RECORDED INFORMATION >>

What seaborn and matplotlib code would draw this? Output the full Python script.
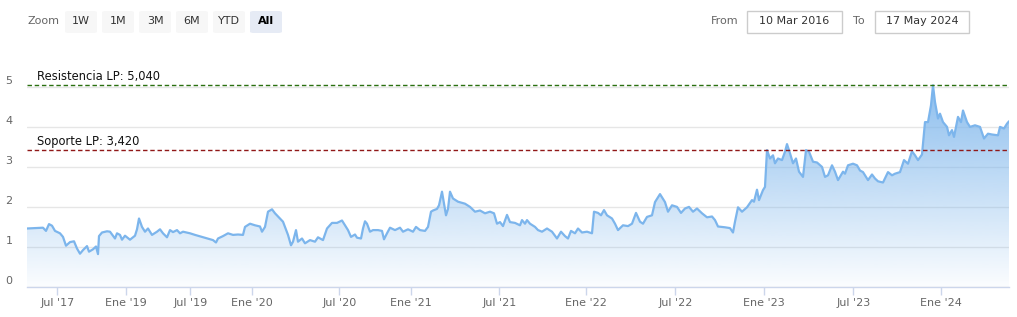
import numpy as np
import pandas as pd
import matplotlib
matplotlib.use("Agg")
import matplotlib.pyplot as plt
import seaborn as sns
from matplotlib.patches import FancyBboxPatch, Rectangle
from matplotlib.colors import to_rgb

# ---------------- data (ordinal session index -> price) ----------------
session = [0, 16, 19, 22, 25, 28, 33, 36, 39, 43, 47, 50, 53, 56, 60, 62, 66, 69, 71, 72,
           75, 80, 83, 88, 90, 93, 95, 98, 103, 108, 110, 112, 115, 118, 121, 125, 130, 133,
           136, 140, 143, 146, 150, 153, 156,
           163, 168, 175, 181, 186, 189, 191, 196, 201, 206, 211, 216, 218, 223, 228, 233,
           235, 238, 241, 245, 248, 253, 256, 258, 261, 264, 266, 269, 271, 275, 278, 283,
           288, 291, 296, 300, 305, 310, 315, 318, 321, 324, 328,
           330, 334, 336, 338, 340, 343, 346, 351, 355, 357, 360, 363, 368, 373, 376, 381,
           386, 389, 393, 398, 401, 404, 406, 410, 412, 415, 417, 419, 421, 423, 426, 431,
           438, 443, 448, 453, 458, 463, 467, 470, 473, 476, 480, 483, 488,
           493, 495, 498, 500, 503, 508, 511, 515, 520, 525, 530, 534, 538, 541, 544, 548,
           551, 555, 560, 565, 567, 571, 574, 577, 580, 585, 588, 591, 596, 601, 605, 609,
           613, 616, 620, 625, 628, 633, 638, 641, 645, 650, 654,
           658, 662, 666, 670, 675, 680, 685, 688, 691, 698, 703, 706, 708, 711, 715, 720,
           725, 727, 730, 732, 736, 738, 740, 743, 746, 748, 751, 755, 758, 760, 763, 766,
           769, 772, 776, 779, 782, 786, 790, 795, 798, 801, 805, 808, 811, 816,
           818, 821, 826, 830, 833, 836, 841, 845, 848, 851, 856, 861, 865, 868, 873, 877,
           881, 885, 888, 891, 895, 898, 901, 904, 906, 908, 911, 913, 916, 920, 922, 925,
           927, 931, 934, 936, 940, 943, 948, 953, 957, 961, 965, 971, 973, 977, 980, 982]
price = [1.45, 1.47, 1.39, 1.56, 1.52, 1.39, 1.33, 1.24, 1.02, 1.11, 1.13, 0.95, 0.82, 0.91,
         1.01, 0.87, 0.93, 1.00, 0.81, 1.26, 1.35, 1.38, 1.37, 1.20, 1.33, 1.29, 1.17, 1.27,
         1.17, 1.27, 1.43, 1.70, 1.49, 1.37, 1.45, 1.29, 1.37, 1.43, 1.33, 1.23, 1.41, 1.36,
         1.41, 1.33, 1.37,
         1.33, 1.29, 1.24, 1.20, 1.16, 1.10, 1.20, 1.26, 1.33, 1.29, 1.30, 1.29, 1.49, 1.57,
         1.53, 1.50, 1.37, 1.49, 1.87, 1.93, 1.83, 1.70, 1.62, 1.49, 1.29, 1.03, 1.12, 1.41,
         1.12, 1.20, 1.08, 1.16, 1.12, 1.23, 1.16, 1.45, 1.59, 1.59, 1.65, 1.53, 1.41, 1.24,
         1.30,
         1.22, 1.20, 1.45, 1.63, 1.57, 1.37, 1.41, 1.41, 1.39, 1.18, 1.33, 1.47, 1.41, 1.47,
         1.37, 1.43, 1.37, 1.49, 1.41, 1.39, 1.49, 1.87, 1.90, 1.94, 2.03, 2.37, 2.07, 1.78,
         1.94, 2.37, 2.20, 2.12, 2.07, 1.99, 1.87, 1.90, 1.83, 1.87, 1.83, 1.57, 1.61, 1.51,
         1.79, 1.61, 1.59,
         1.53, 1.66, 1.57, 1.66, 1.57, 1.49, 1.41, 1.37, 1.45, 1.37, 1.20, 1.37, 1.26, 1.20,
         1.39, 1.33, 1.45, 1.35, 1.37, 1.33, 1.87, 1.84, 1.78, 1.91, 1.78, 1.70, 1.57, 1.41,
         1.53, 1.51, 1.57, 1.84, 1.62, 1.57, 1.74, 1.78, 2.11, 2.31, 2.11, 1.87, 2.03, 1.99,
         1.84,
         1.95, 1.99, 1.87, 1.95, 1.83, 1.73, 1.75, 1.66, 1.50, 1.48, 1.46, 1.35, 1.62, 1.98,
         1.87, 1.98, 2.16, 2.12, 2.42, 2.16, 2.41, 2.49, 3.41, 3.20, 3.28, 3.08, 3.20, 3.16,
         3.37, 3.56, 3.33, 3.08, 3.20, 2.87, 2.74, 3.41, 3.37, 3.12, 3.10, 2.99, 2.74, 2.78,
         3.03, 2.87, 2.66, 2.87,
         2.82, 3.03, 3.07, 3.03, 2.90, 2.86, 2.66, 2.80, 2.70, 2.63, 2.60, 2.86, 2.78, 2.82,
         2.86, 3.16, 3.07, 3.38, 3.28, 3.16, 3.30, 4.11, 4.11, 4.53, 5.03, 4.61, 4.20, 4.32,
         4.11, 3.99, 3.78, 3.91, 3.74, 4.24, 4.11, 4.40, 4.11, 3.99, 4.03, 3.99, 3.70, 3.82,
         3.80, 3.78, 3.99, 3.95, 4.07, 4.13]
tick_sessions = [30.3, 99.3, 163.3, 225.3, 312.3, 384.3, 472.3, 558.7, 648.3, 737.3, 826.3, 914.3]
tick_labels = ["Jul '17", "Ene '19", "Jul '19", "Ene '20", "Jul '20", "Ene '21", "Jul '21",
               "Ene '22", "Jul '22", "Ene '23", "Jul '23", "Ene '24"]
y_ticks = [0, 1, 2, 3, 4, 5]
resistance = 5.040
support = 3.420
range_buttons = ["1W", "1M", "3M", "6M", "YTD", "All"]
date_from = "10 Mar 2016"
date_to = "17 May 2024"

df = pd.DataFrame({"session": session, "price": price})


def es_num(v):
    return f"{v:.3f}".replace(".", ",")


# ---------------- figure ----------------
sns.set_theme(style="white")
plt.rcParams['font.family'] = ['DejaVu Sans']
W, H = 1017, 317
fig = plt.figure(figsize=(W / 100, H / 100), dpi=100)
fig.patch.set_facecolor("white")


def fx(px):
    return px / W


def fy(py):
    return 1 - py / H


left_px, right_px, top_px, bottom_px = 27, 1009, 66, 286.5
px_per_unit = 40.0
ymax = (bottom_px - top_px) / px_per_unit
xmax = df.session.max()

ax = fig.add_axes([fx(left_px), fy(bottom_px), (right_px - left_px) / W, (bottom_px - top_px) / H])
ax.set_facecolor("none")

# gradient fill under the line
line_color = "#7cb5ec"
poly = ax.fill_between(df.session, 0, df.price, color="none", lw=0)
path = poly.get_paths()[0]
rgba = np.zeros((256, 1, 4))
rgba[..., :3] = to_rgb(line_color)
rgba[:, 0, 3] = np.linspace(0.95, 0.03, 256)
im = ax.imshow(rgba, extent=[0, xmax, 0, ymax], aspect="auto", origin="upper", zorder=1,
               interpolation="bilinear")
im.set_clip_path(path, transform=ax.transData)

sns.lineplot(data=df, x="session", y="price", ax=ax, color=line_color, lw=1.6, zorder=3)

ax.set_xlim(0, xmax)
ax.set_ylim(0, ymax)

# plot lines
ax.axhline(resistance, color="#2a7010", lw=1.0, ls=(0, (3.2, 2.0)), zorder=4)
ax.axhline(support, color="#901818", lw=1.0, ls=(0, (3.2, 2.0)), zorder=4)
ax.annotate(f"Resistencia LP: {es_num(resistance)}", xy=(0, resistance),
            xycoords=("axes fraction", "data"), xytext=(10, 2), textcoords="offset pixels",
            ha="left", va="bottom", fontsize=8.3, color="#111111", zorder=5)
ax.annotate(f"Soporte LP: {es_num(support)}", xy=(0, support),
            xycoords=("axes fraction", "data"), xytext=(10, 2), textcoords="offset pixels",
            ha="left", va="bottom", fontsize=8.3, color="#111111", zorder=5)

# axes styling
ax.set_yticks(y_ticks)
ax.set_yticklabels([str(v) for v in y_ticks])
ax.yaxis.grid(True, color="#e6e6e6", lw=1)
ax.xaxis.grid(False)
ax.set_axisbelow(True)
ax.tick_params(axis="y", length=0, pad=10.5, labelsize=8, labelcolor="#666666")
for lab in ax.get_yticklabels():
    lab.set_va("bottom")
ax.set_xticks(tick_sessions)
ax.set_xticklabels(tick_labels)
ax.tick_params(axis="x", length=6, width=1, color="#ccd6eb", direction="out", pad=2,
               labelsize=8, labelcolor="#666666", bottom=True)
ax.set_xlabel("")
ax.set_ylabel("")
for s in ["top", "right", "left"]:
    ax.spines[s].set_visible(False)
ax.spines["bottom"].set_color("#ccd6eb")
ax.spines["bottom"].set_linewidth(1)

# ---------------- toolbar ----------------
fig.text(fx(27), fy(21.5), "Zoom", ha="left", va="center", fontsize=8, color="#666666")
btn_x = [65, 102, 139, 176, 213, 250]
for bx, lab in zip(btn_x, range_buttons):
    sel = lab == "All"
    fig.patches.append(FancyBboxPatch((fx(bx), fy(33)), 32 / W, 22 / H,
                                      boxstyle="round,pad=0,rounding_size=0.004",
                                      transform=fig.transFigure,
                                      facecolor="#e6ebf5" if sel else "#f7f7f7",
                                      edgecolor="none"))
    fig.text(fx(bx + 16), fy(21.5), lab, ha="center", va="center", fontsize=8,
             color="#000000" if sel else "#333333", fontweight="bold" if sel else "normal")

fig.text(fx(711), fy(21.5), "From", ha="left", va="center", fontsize=8, color="#666666")
fig.text(fx(853), fy(21.5), "To", ha="left", va="center", fontsize=8, color="#666666")
for bx, bw, txt in [(747, 95, date_from), (875, 94, date_to)]:
    fig.patches.append(Rectangle((fx(bx), fy(32.5)), bw / W, 21.5 / H,
                                 transform=fig.transFigure, facecolor="white",
                                 edgecolor="#cccccc", lw=1))
    fig.text(fx(bx + bw / 2), fy(21.5), txt, ha="center", va="center", fontsize=8,
             color="#333333")

fig.savefig("out.png", dpi=100, facecolor="white")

WHAT TO WORK ON >> Identify lines with the string "seaborn". Copy each one.

CORRECT RESULT >>
What seaborn and matplotlib code would draw this? Output the full Python script.
import seaborn as sns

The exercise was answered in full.